**DATA SEGMENT**

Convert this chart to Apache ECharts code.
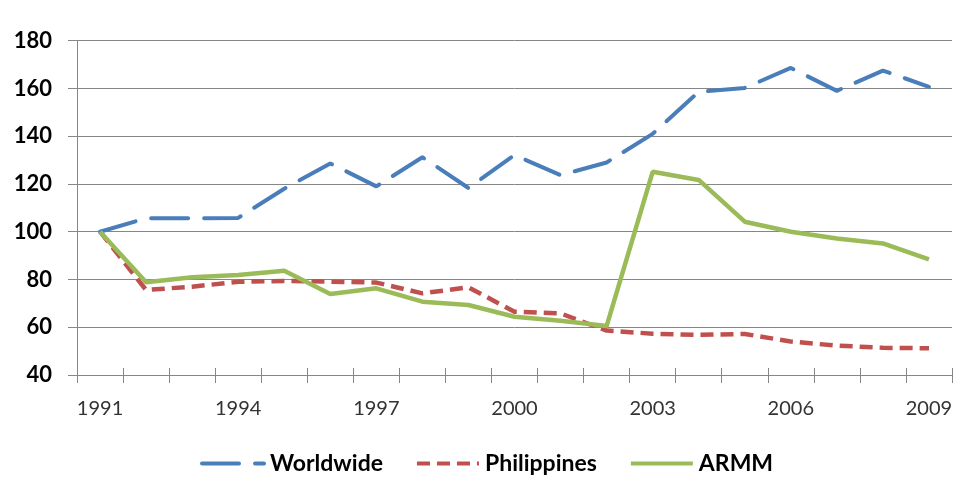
<!DOCTYPE html>
<html>
<head>
<meta charset="utf-8">
<script src="https://cdn.jsdelivr.net/npm/echarts@6/dist/echarts.min.js"></script>
<style>
  html, body { margin: 0; padding: 0; background: #ffffff; }
  #chart { width: 962px; height: 484px; }
</style>
</head>
<body>
<div id="chart"></div>
<script>
// Index values (1991 = 100)
const years = ['1991','1992','1993','1994','1995','1996','1997','1998','1999','2000',
               '2001','2002','2003','2004','2005','2006','2007','2008','2009'];
const worldwide = [100, 105.6, 105.6, 105.8, 118, 128.6, 119, 131.2, 118.3, 132.1,
                   123.7, 129, 141, 158.6, 160.2, 168.6, 159, 167.5, 160.7];
const philippines = [100, 75.6, 77, 79, 79.4, 79.1, 78.7, 74.2, 76.7, 66.5,
                     65.8, 58.6, 57.3, 56.8, 57.2, 54, 52.3, 51.4, 51.2];
const armm = [100, 78.8, 80.9, 81.9, 83.7, 73.9, 76.3, 70.7, 69.3, 64.4,
              62.7, 60.5, 125.1, 121.7, 104.2, 100, 97.2, 95.1, 88.4];
const yTicks = { min: 40, max: 180, step: 20 };

const axisGray = '#868686';
const font = 'Lato, "Open Sans", sans-serif';

const chart = echarts.init(document.getElementById('chart'), null, { renderer: 'canvas' });

chart.setOption({
  backgroundColor: '#ffffff',
  animation: false,
  grid: { left: 77, right: 10, top: 40.7, bottom: 109, containLabel: false },
  legend: {
    left: 195,
    top: 447,
    itemWidth: 62,
    itemHeight: 14,
    itemGap: 32,
    itemStyle: { opacity: 0 },
    lineStyle: { width: 4 },
    textStyle: { fontFamily: font, fontWeight: 'bold', fontSize: 23, color: '#000000', padding: [0, 0, 0, 1] },
    data: ['Worldwide', 'Philippines', 'ARMM']
  },
  xAxis: [
    {
      type: 'category',
      data: years,
      boundaryGap: true,
      axisLine: { lineStyle: { color: axisGray, width: 1 } },
      axisTick: { show: true, interval: 0, length: 8, lineStyle: { color: axisGray } },
      axisLabel: {
        interval: 2,
        margin: 24,
        fontFamily: font,
        fontSize: 20,
        color: '#333333'
      },
      splitLine: { show: false }
    },
    {
      // inward half of the cross tick marks
      type: 'category',
      data: years,
      position: 'bottom',
      boundaryGap: true,
      axisLine: { show: false },
      axisTick: { show: true, inside: true, interval: 0, length: 7, lineStyle: { color: axisGray } },
      axisLabel: { show: false },
      splitLine: { show: false }
    }
  ],
  yAxis: {
    type: 'value',
    min: yTicks.min,
    max: yTicks.max,
    interval: yTicks.step,
    axisLine: { show: true, lineStyle: { color: axisGray, width: 1 } },
    axisTick: { show: true, length: 9, lineStyle: { color: axisGray } },
    axisLabel: {
      margin: 25,
      fontFamily: font,
      fontWeight: 'bold',
      fontSize: 22,
      color: '#000000'
    },
    splitLine: { show: true, lineStyle: { color: axisGray, width: 1 } }
  },
  series: [
    {
      name: 'Worldwide',
      type: 'line',
      data: worldwide,
      showSymbol: false,
      symbol: 'none',
      color: '#4A7EBB',
      lineStyle: { color: '#4A7EBB', width: 4, type: [37, 16], cap: 'round' },
      z: 3
    },
    {
      name: 'Philippines',
      type: 'line',
      data: philippines,
      showSymbol: false,
      symbol: 'none',
      color: '#C0504D',
      lineStyle: { color: '#C0504D', width: 4.5, type: [13, 7] },
      z: 2
    },
    {
      name: 'ARMM',
      type: 'line',
      data: armm,
      showSymbol: false,
      symbol: 'none',
      color: '#9BBB59',
      lineStyle: { color: '#9BBB59', width: 4.5 },
      z: 4
    }
  ]
});
</script>
</body>
</html>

**WHAT YOU WILL DO**
Write out the whole listing exactly, and drop the pictures.

**ANSWER FOR THE TASK**
Convert this chart to Apache ECharts code.
<!DOCTYPE html>
<html>
<head>
<meta charset="utf-8">
<script src="https://cdn.jsdelivr.net/npm/echarts@6/dist/echarts.min.js"></script>
<style>
  html, body { margin: 0; padding: 0; background: #ffffff; }
  #chart { width: 962px; height: 484px; }
</style>
</head>
<body>
<div id="chart"></div>
<script>
// Index values (1991 = 100)
const years = ['1991','1992','1993','1994','1995','1996','1997','1998','1999','2000',
               '2001','2002','2003','2004','2005','2006','2007','2008','2009'];
const worldwide = [100, 105.6, 105.6, 105.8, 118, 128.6, 119, 131.2, 118.3, 132.1,
                   123.7, 129, 141, 158.6, 160.2, 168.6, 159, 167.5, 160.7];
const philippines = [100, 75.6, 77, 79, 79.4, 79.1, 78.7, 74.2, 76.7, 66.5,
                     65.8, 58.6, 57.3, 56.8, 57.2, 54, 52.3, 51.4, 51.2];
const armm = [100, 78.8, 80.9, 81.9, 83.7, 73.9, 76.3, 70.7, 69.3, 64.4,
              62.7, 60.5, 125.1, 121.7, 104.2, 100, 97.2, 95.1, 88.4];
const yTicks = { min: 40, max: 180, step: 20 };

const axisGray = '#868686';
const font = 'Lato, "Open Sans", sans-serif';

const chart = echarts.init(document.getElementById('chart'), null, { renderer: 'canvas' });

chart.setOption({
  backgroundColor: '#ffffff',
  animation: false,
  grid: { left: 77, right: 10, top: 40.7, bottom: 109, containLabel: false },
  legend: {
    left: 195,
    top: 447,
    itemWidth: 62,
    itemHeight: 14,
    itemGap: 32,
    itemStyle: { opacity: 0 },
    lineStyle: { width: 4 },
    textStyle: { fontFamily: font, fontWeight: 'bold', fontSize: 23, color: '#000000', padding: [0, 0, 0, 1] },
    data: ['Worldwide', 'Philippines', 'ARMM']
  },
  xAxis: [
    {
      type: 'category',
      data: years,
      boundaryGap: true,
      axisLine: { lineStyle: { color: axisGray, width: 1 } },
      axisTick: { show: true, interval: 0, length: 8, lineStyle: { color: axisGray } },
      axisLabel: {
        interval: 2,
        margin: 24,
        fontFamily: font,
        fontSize: 20,
        color: '#333333'
      },
      splitLine: { show: false }
    },
    {
      // inward half of the cross tick marks
      type: 'category',
      data: years,
      position: 'bottom',
      boundaryGap: true,
      axisLine: { show: false },
      axisTick: { show: true, inside: true, interval: 0, length: 7, lineStyle: { color: axisGray } },
      axisLabel: { show: false },
      splitLine: { show: false }
    }
  ],
  yAxis: {
    type: 'value',
    min: yTicks.min,
    max: yTicks.max,
    interval: yTicks.step,
    axisLine: { show: true, lineStyle: { color: axisGray, width: 1 } },
    axisTick: { show: true, length: 9, lineStyle: { color: axisGray } },
    axisLabel: {
      margin: 25,
      fontFamily: font,
      fontWeight: 'bold',
      fontSize: 22,
      color: '#000000'
    },
    splitLine: { show: true, lineStyle: { color: axisGray, width: 1 } }
  },
  series: [
    {
      name: 'Worldwide',
      type: 'line',
      data: worldwide,
      showSymbol: false,
      symbol: 'none',
      color: '#4A7EBB',
      lineStyle: { color: '#4A7EBB', width: 4, type: [37, 16], cap: 'round' },
      z: 3
    },
    {
      name: 'Philippines',
      type: 'line',
      data: philippines,
      showSymbol: false,
      symbol: 'none',
      color: '#C0504D',
      lineStyle: { color: '#C0504D', width: 4.5, type: [13, 7] },
      z: 2
    },
    {
      name: 'ARMM',
      type: 'line',
      data: armm,
      showSymbol: false,
      symbol: 'none',
      color: '#9BBB59',
      lineStyle: { color: '#9BBB59', width: 4.5 },
      z: 4
    }
  ]
});
</script>
</body>
</html>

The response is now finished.